Re: [PATCH] io_uring: One wqe per wq

From: Pavel Begunkov
Date: Sun Mar 12 2023 - 23:57:47 EST


On 3/11/23 22:13, Jens Axboe wrote:
On 3/11/23 1:56 PM, Pavel Begunkov wrote:
On 3/10/23 20:38, Jens Axboe wrote:
On 3/10/23 1:11 PM, Breno Leitao wrote:
Right now io_wq allocates one io_wqe per NUMA node.  As io_wq is now
bound to a task, the task basically uses only the NUMA local io_wqe, and
almost never changes NUMA nodes, thus, the other wqes are mostly
unused.

What if the task gets migrated to a different node? Unless the task
is pinned to a node/cpumask that is local to that node, it will move
around freely.

In which case we're screwed anyway and not only for the slow io-wq
path but also with the hot path as rings and all io_uring ctx and
requests won't be migrated locally.

Oh agree, not saying it's ideal, but it can happen.
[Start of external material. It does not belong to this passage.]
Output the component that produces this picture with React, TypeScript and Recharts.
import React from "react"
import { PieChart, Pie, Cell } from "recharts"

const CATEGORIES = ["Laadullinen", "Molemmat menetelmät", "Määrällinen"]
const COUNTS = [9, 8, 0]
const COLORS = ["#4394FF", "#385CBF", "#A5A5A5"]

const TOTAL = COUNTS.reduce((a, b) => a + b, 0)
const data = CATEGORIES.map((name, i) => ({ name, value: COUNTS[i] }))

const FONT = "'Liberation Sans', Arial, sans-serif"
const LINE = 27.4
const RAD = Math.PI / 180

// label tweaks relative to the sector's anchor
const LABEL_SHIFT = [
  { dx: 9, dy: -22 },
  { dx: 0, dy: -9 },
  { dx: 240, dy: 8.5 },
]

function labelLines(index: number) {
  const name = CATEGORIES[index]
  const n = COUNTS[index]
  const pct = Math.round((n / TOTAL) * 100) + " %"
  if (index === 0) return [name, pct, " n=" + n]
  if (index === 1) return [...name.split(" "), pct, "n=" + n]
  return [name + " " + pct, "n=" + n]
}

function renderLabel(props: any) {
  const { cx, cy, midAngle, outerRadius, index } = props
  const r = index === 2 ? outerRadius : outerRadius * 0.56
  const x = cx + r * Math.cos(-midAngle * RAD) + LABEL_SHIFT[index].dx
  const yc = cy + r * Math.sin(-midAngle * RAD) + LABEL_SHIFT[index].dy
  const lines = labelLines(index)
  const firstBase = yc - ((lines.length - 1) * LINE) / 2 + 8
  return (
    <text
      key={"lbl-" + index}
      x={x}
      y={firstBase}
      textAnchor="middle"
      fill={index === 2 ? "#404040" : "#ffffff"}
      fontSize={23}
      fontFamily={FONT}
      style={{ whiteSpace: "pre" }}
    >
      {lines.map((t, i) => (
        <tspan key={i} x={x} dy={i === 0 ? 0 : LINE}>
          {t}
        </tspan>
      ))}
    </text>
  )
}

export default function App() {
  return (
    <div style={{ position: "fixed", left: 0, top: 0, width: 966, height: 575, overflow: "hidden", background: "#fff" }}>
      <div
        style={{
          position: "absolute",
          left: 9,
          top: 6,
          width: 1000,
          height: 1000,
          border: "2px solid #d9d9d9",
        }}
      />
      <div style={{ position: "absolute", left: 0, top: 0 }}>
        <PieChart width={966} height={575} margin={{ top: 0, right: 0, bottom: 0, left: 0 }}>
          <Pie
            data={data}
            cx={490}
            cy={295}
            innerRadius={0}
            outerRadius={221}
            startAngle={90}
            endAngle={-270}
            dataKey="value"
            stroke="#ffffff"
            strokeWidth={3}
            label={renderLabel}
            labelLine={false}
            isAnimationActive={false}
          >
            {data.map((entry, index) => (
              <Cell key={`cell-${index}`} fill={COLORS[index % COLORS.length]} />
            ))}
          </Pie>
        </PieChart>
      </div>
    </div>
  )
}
What if you deliberately use io-wq to offload work and you set it
to another mask? That one I supposed we could handle by allocating
based on the set mask. Two nodes might be more difficult...

For most things this won't really matter as io-wq is a slow path
for that, but there might very well be cases that deliberately
offload.

It's not created for that, there is no fine control by the user.
If the user set affinity solely to another node, then it will
be quite bad for perf, if the mask covers multiple nodes, it'll
go to the current node. Do you have plans on io-wq across
numa nodes?


It's also curious whether io-wq workers will get migrated
automatically as they are a part of the thread group.

They certainly will, unless affinitized otherwise.

--
Pavel Begunkov